Last week, Nikkei reported that efforts were also under way to set up a new joint command to oversee the three wings of the Self-Defense Forces and better co-ordinate with the U.S. military. According to the Japanese newspaper, the plan will involve amending the Self-Defense Forces Act, similar to the 2015 changes, to set up a “rapid-response system” by 2027 – when China may try to invade Taiwan, as some have warned.

Japan identified China as its chief adversary in a defence white paper in 2019, and last year included a section on Taiwan in its military planning. Speaking to The Globe and Mail this week, retired Japanese vice-admiral Toshiyuki Ito warned that a Chinese takeover of the self-ruled island would “totally change” the geopolitics of East Asia.

“The Pacific would become the China Sea,” he said.

Mr. Ito has pushed for more engagement with the Quadrilateral Security Dialogue – the Quad – a loose grouping of Japan, the United States, Australia and India that some have touted as a potential “Asian NATO.”

In a joint statement last year, the Quad’s members endorsed a shared vision for a “Free and Open Indo-Pacific” and a “rules-based maritime order in the East and South China seas,” where Beijing has made increasingly aggressive territorial claims in recent years.

Speaking at a defence forum in Tokyo last month, Christopher Johnstone, a former director for East Asia on the U.S. National Security Council, said one key lesson of the war in Ukraine has been the importance of a co-ordinated international response.

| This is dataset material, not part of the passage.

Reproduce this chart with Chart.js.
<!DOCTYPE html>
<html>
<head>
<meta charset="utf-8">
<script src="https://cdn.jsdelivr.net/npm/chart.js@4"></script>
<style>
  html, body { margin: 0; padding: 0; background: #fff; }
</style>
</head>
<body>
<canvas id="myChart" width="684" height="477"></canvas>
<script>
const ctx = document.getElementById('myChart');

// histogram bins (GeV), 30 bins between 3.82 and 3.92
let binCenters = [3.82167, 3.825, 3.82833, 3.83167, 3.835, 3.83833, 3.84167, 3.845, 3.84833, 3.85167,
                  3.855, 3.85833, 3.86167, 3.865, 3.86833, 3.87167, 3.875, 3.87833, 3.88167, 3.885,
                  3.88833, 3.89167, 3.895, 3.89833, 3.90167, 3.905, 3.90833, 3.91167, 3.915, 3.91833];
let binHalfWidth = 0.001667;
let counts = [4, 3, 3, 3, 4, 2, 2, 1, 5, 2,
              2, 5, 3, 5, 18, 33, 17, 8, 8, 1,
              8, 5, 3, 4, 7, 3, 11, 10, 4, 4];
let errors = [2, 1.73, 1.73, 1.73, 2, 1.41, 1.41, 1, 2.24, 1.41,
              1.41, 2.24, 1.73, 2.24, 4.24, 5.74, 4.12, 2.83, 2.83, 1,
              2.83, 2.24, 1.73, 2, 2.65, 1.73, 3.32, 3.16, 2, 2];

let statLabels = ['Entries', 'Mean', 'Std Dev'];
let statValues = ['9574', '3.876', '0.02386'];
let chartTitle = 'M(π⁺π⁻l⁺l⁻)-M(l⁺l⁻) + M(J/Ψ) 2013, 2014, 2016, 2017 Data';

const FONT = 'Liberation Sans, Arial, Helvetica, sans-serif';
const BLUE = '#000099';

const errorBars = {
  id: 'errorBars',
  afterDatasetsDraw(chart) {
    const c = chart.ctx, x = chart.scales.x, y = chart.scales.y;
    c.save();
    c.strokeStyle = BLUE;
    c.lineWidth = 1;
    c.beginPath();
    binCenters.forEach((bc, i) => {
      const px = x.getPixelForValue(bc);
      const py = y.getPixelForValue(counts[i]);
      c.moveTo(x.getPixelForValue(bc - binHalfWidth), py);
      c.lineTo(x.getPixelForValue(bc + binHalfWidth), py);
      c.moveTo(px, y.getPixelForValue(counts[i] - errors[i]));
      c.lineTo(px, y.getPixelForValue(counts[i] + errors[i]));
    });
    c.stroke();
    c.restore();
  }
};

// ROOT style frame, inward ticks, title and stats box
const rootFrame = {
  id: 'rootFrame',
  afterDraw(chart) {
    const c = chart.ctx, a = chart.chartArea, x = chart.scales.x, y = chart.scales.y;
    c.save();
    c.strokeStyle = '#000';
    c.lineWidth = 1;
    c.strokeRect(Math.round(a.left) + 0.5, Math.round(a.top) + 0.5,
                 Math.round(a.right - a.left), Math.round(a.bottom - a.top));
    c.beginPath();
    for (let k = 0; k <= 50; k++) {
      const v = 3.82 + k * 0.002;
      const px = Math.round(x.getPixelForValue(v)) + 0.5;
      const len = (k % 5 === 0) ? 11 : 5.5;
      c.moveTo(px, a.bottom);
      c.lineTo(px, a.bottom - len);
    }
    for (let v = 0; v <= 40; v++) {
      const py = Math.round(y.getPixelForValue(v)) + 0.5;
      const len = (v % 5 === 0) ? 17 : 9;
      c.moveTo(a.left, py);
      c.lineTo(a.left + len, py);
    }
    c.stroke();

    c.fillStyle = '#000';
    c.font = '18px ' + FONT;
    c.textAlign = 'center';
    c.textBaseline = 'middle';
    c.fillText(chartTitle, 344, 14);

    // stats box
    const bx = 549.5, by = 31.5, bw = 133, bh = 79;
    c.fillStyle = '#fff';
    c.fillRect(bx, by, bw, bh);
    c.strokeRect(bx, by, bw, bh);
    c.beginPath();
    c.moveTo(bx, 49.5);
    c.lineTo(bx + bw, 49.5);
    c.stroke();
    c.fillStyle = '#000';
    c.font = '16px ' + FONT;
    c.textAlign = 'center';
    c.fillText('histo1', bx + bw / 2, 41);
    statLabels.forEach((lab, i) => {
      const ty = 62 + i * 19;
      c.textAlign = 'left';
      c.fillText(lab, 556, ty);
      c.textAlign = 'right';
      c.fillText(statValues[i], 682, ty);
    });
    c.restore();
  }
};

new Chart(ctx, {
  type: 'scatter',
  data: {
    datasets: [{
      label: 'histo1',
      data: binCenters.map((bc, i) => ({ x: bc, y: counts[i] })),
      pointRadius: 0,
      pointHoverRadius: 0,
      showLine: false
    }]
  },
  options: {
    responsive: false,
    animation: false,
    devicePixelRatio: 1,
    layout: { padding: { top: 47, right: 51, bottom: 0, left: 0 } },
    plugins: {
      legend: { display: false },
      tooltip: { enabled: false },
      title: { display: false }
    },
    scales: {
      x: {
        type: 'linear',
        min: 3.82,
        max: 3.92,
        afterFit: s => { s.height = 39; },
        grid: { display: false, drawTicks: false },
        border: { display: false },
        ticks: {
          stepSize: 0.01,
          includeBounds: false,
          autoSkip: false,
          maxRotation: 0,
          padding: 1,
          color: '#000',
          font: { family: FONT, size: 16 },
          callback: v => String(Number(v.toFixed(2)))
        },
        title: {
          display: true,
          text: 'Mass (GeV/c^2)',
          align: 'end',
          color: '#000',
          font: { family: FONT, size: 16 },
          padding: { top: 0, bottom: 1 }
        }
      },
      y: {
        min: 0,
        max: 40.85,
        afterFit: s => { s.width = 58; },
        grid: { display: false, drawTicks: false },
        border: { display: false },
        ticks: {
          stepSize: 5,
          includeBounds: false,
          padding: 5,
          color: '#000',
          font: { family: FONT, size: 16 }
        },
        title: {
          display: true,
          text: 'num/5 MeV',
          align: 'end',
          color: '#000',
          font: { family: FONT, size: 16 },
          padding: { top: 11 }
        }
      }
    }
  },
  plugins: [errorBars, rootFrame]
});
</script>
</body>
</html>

He praised Japan’s role in that, saying Tokyo’s quick imposition of sanctions against Russia “served to make the response to the conflict global.”

“The concept that the rules-based international order is indivisible, it’s not separated into various regions, is a vital one,” Mr. Johnstone said, adding that Japan and its allies should always be giving thought to how they can “put in place that coalition to respond to aggression, whether it’s from North Korea or China.”

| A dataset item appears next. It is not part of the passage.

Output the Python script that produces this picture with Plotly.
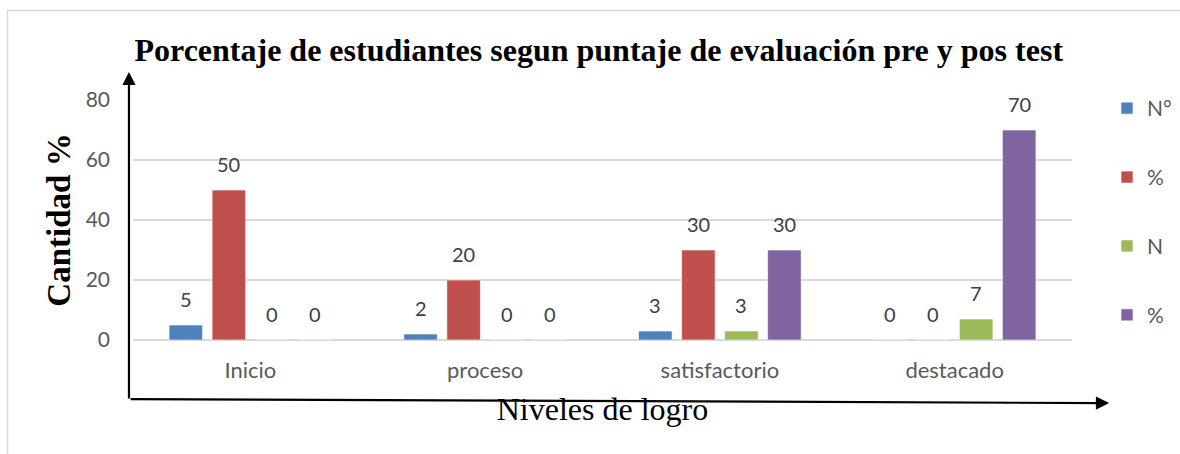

At the same event, multiple speakers also noted the impact Russia’s nuclear arsenal has had on war in Ukraine, both through the threat of tactical nukes and just sheer deterrent power.

“Japan exists in what I call a nuclear vortex. You have Russia, China and North Korea – that’s a very difficult environment in which to work,” said Gary Roughead, a retired U.S. Navy admiral and former chief of naval operations.

He said one major step that could be taken is operationalizing the Quad, establishing a “standing maritime force,” command of which would rotate between the four countries. Such a force could operate in the Indian Ocean and South China Sea, Mr. Roughead said, augmenting coast guards in the region and acting as a deterrent to further Chinese territorial encroachment.

Such a move would be roundly condemned by China, which already views the Quad, along with other regional alliances such as AUKUS, with great suspicion.

As the main victim of Japanese aggression during the Second World War, China has long opposed any rearmament by Tokyo.

The issue is also controversial in South Korea, which was part of a Japanese colony until 1945.

Relations between Seoul and Tokyo remain strained, with ongoing territorial and historical disputes often spiking attempts to build stronger ties. Nevertheless, most analysts agree the two countries need to pull together if they are to push back against China and North Korea.

“The relationship between Japan and South Korea is vital,” Mr. Roughead said.

Mr. Kishida had his first face-to-face talk with South Korean President Yoon Suk-yeol on the sidelines of the United Nations General Assembly in September, the first time leaders of the two countries have met since December, 2019.

On Sunday, South Korea is due to take part in Japan’s naval fleet review, despite objections to the Self-Defense Forces’ use of the Second World War-era “Rising Sun” flag.